(October 1, 2018 at 2:08 am)robvalue Wrote: As far as I'm concerned, when someone tells me they are from a certain religion, I don't assume anything more about them. I could make a few educated guesses about what they probably believe, but I see no point in doing so. I prefer to allow them to tell me, on an individual basis.
It makes no more sense for me to tell someone what their religious beliefs are than for other religious people to tell them what they "should" believe, as part of the religion. They may share common texts, but it's totally up to each person how they interpret the texts, how much weight they give particular parts of it, what they see as literal or metaphorical, and so on.
All that can be generalised is trends and popular current beliefs; that is mainly what I base my criticism of the religion on. A person might be in a minority with regards the interpretation of their religion, but that doesn't make them wrong, any more than the current majority being right due their numbers. Interpretations change over time anyway, religions are fractured into all sorts of sects, and even within a sect individuals disagree.
The only authority I recognize for one theist telling another they are "not a true X" is if it's a very specific sect of a religion, which has particular "required beliefs" or other criteria to be a member. There is then a clear case; otherwise it's just a load of people throwing No True Scotsmans around.
I'm reminded of Quine's thesis of the indeterminacy of translation.

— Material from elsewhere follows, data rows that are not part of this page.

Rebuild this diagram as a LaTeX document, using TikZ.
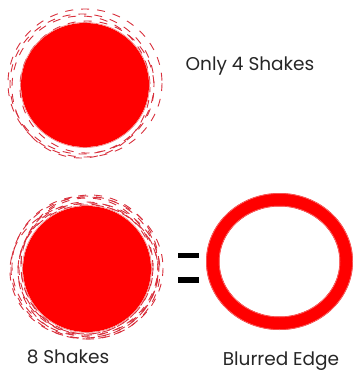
\documentclass[tikz,border=0pt]{standalone}
\usepackage{fontspec}
\setmainfont{Poppins}
\definecolor{fillred}{HTML}{FF0000}
\definecolor{shakered}{HTML}{D8303C}
\definecolor{edgered}{HTML}{F08080}
\tikzset{
  shake/.style={draw=shakered, line width=0.9pt, dash pattern=on 8pt off 8pt},
  bar/.style={fill=black},
  lbl/.style={font=\fontsize{18.5}{22}\selectfont, text=black!85, inner sep=0pt}
}
\begin{document}
\begin{tikzpicture}[x=1pt,y=-1pt]
\useasboundingbox (0,0) rectangle (355,372);
% top: 4 shakes
\draw[shake] (85,83) ellipse [x radius=77, y radius=74];
\draw[shake, dash phase=5pt] (82,84) ellipse [x radius=72, y radius=70];
\draw[shake, dash phase=10pt] (87,87) ellipse [x radius=67, y radius=66];
\draw[shake, dash phase=3pt] (81,87) ellipse [x radius=69, y radius=71];
\fill[fillred] (85,85) ellipse [x radius=64, y radius=62];
\draw[edgered, line width=0.6pt] (85,85) ellipse [x radius=64.5, y radius=62.5];
% bottom: 8 shakes
\draw[shake] (87,268) ellipse [x radius=76, y radius=71];
\draw[shake, dash phase=4pt] (85,266) ellipse [x radius=73, y radius=70];
\draw[shake, dash phase=8pt] (89,271) ellipse [x radius=71, y radius=68];
\draw[shake, dash phase=12pt] (84,271) ellipse [x radius=74, y radius=67];
\draw[shake, dash phase=2pt] (90,266) ellipse [x radius=69, y radius=71];
\draw[shake, dash phase=6pt] (86,268) ellipse [x radius=67, y radius=66];
\draw[shake, dash phase=10pt] (88,270) ellipse [x radius=70, y radius=65];
\draw[shake, dash phase=14pt] (87,266) ellipse [x radius=66, y radius=68];
\fill[fillred] (87,269) ellipse [x radius=64, y radius=63];
\draw[edgered, line width=0.6pt] (87,269) ellipse [x radius=64.5, y radius=63.5];
% equals
\fill[bar] (178,253) rectangle (199,258);
\fill[bar] (178,277) rectangle (199,283);
% blurred edge ring
\fill[fillred, even odd rule] (279.5,261.5) ellipse [x radius=73.5, y radius=68.5]
  (279.5,261.5) ellipse [x radius=60, y radius=55];
\draw[edgered, line width=0.5pt] (279.5,261.5) ellipse [x radius=73, y radius=68];
\draw[edgered, line width=0.5pt] (279.5,261.5) ellipse [x radius=60.5, y radius=55.5];
% labels
\node[lbl] (t1) at (250,66) {Only 4 Shakes};
\node[lbl] (t2) at (68,357) {8 Shakes};
\node[lbl] (t3) at (281,361) {Blurred Edge};
\end{tikzpicture}
\end{document}
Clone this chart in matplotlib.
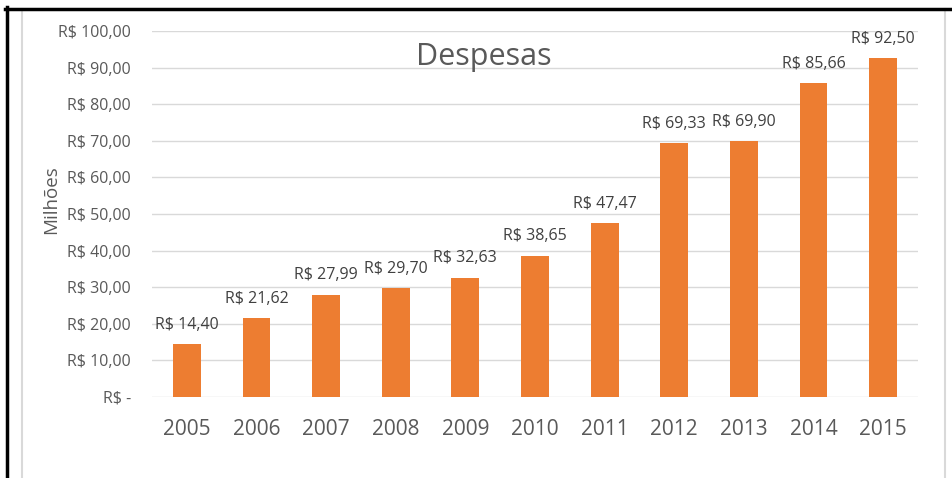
import matplotlib
matplotlib.use('Agg')
import matplotlib.pyplot as plt
from matplotlib.lines import Line2D

anos = ['2005', '2006', '2007', '2008', '2009', '2010', '2011', '2012', '2013', '2014', '2015']
despesas = [14.40, 21.62, 27.99, 29.70, 32.63, 38.65, 47.47, 69.33, 69.90, 85.66, 92.50]
y_ticks = [0, 10, 20, 30, 40, 50, 60, 70, 80, 90, 100]

plt.rcParams['font.family'] = ['Open Sans', 'DejaVu Sans']

W, H = 952, 478
fig = plt.figure(figsize=(W / 100, H / 100), dpi=100)
ax = fig.add_axes([152 / W, 1 - 397 / H, (918 - 152) / W, (397 - 31) / H])

x = list(range(len(anos)))
ax.bar(x, despesas, width=0.40, color='#ED7D31', zorder=3)

# rótulos de dados
for xi, v in zip(x, despesas):
    txt = 'R$ ' + ('%.2f' % v).replace('.', ',')
    ax.annotate(txt, (xi, v), xytext=(0, 8), textcoords='offset points',
                ha='center', va='bottom', fontsize=11.5, color='#404040')

ax.set_xlim(-0.5, len(anos) - 0.5)
ax.set_ylim(0, 100)
ax.set_yticks(y_ticks)
ax.set_yticklabels(['R$ -' if t == 0 else 'R$ %d,00' % t for t in y_ticks])
ax.set_xticks(x)
ax.set_xticklabels(anos)
ax.tick_params(axis='y', length=0, pad=15, labelsize=11.5, labelcolor='#595959')
ax.tick_params(axis='x', length=0, pad=16, labelsize=15, labelcolor='#595959')
ax.grid(axis='y', color='#D9D9D9', linewidth=1, zorder=0)
for s in ax.spines.values():
    s.set_visible(False)

ax.set_ylabel('Milhões', fontsize=13.5, color='#595959')
ax.yaxis.set_label_coords(-0.12, 0.54)

fig.text(484 / W, 1 - 57 / H, 'Despesas', ha='center', va='center',
         fontsize=22, color='#595959')

# bordas do gráfico
fig.add_artist(Line2D([21.5 / W, 21.5 / W], [0, 1 - 9 / H], color='#D9D9D9', lw=1.5))
fig.add_artist(Line2D([945 / W, 945 / W], [0, 1 - 9 / H], color='#D9D9D9', lw=1.5))
fig.add_artist(Line2D([6.5 / W, 6.5 / W], [0, 1 - 7 / H], color='black', lw=2.5))
fig.add_artist(Line2D([5 / W, 1], [1 - 8.5 / H, 1 - 8.5 / H], color='black', lw=2.5))

fig.savefig('out.png', dpi=100)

Quote:Indeterminacy of reference refers to the interpretation of words or phrases in isolation, and Quine's thesis is that no unique interpretation is possible, because a 'radical interpreter' has no way of telling which of many possible meanings the speaker has in mind. Quine uses the example of the word "gavagai" uttered by a native speaker of the unknown language Arunta upon seeing a rabbit. A speaker of English could do what seems natural and translate this as "Lo, a rabbit." But other translations would be compatible with all the evidence he has: "Lo, food"; "Let's go hunting"; "There will be a storm tonight" (these natives may be superstitious); "Lo, a momentary rabbit-stage"; "Lo, an undetached rabbit-part." Some of these might become less likely – that is, become more unwieldy hypotheses – in the light of subsequent observation. Other translations can be ruled out only by querying the natives: An affirmative answer to "Is this the same gavagai as that earlier one?" rules out some possible translations. But these questions can only be asked once the linguist has mastered much of the natives' grammar and abstract vocabulary; that in turn can only be done on the basis of hypotheses derived from simpler, observation-connected bits of language; and those sentences, on their own, admit of multiple interpretations.
"The second kind of indeterminacy, which Quine sometimes refers to as holophrastic indeterminacy, is another matter. Here the claim is that there is more than one correct method of translating sentences where the two translations differ not merely in the meanings attributed to the sub-sentential parts of speech but also in the net import of the whole sentence. This claim involves the whole language, so there are going to be no examples, perhaps except of an exceedingly artificial kind."
— Peter Hylton, Willard van Orman Quine; Stanford Encyclopedia of Philosophy
The three indeterminacies are (i) inscrutability of reference, and (ii) holophrastic indeterminacy, and (iii) the underdetermination of scientific theory. The last of these, not discussed here, refers to Quine's assessment that evidence alone does not dictate the choice of a scientific theory.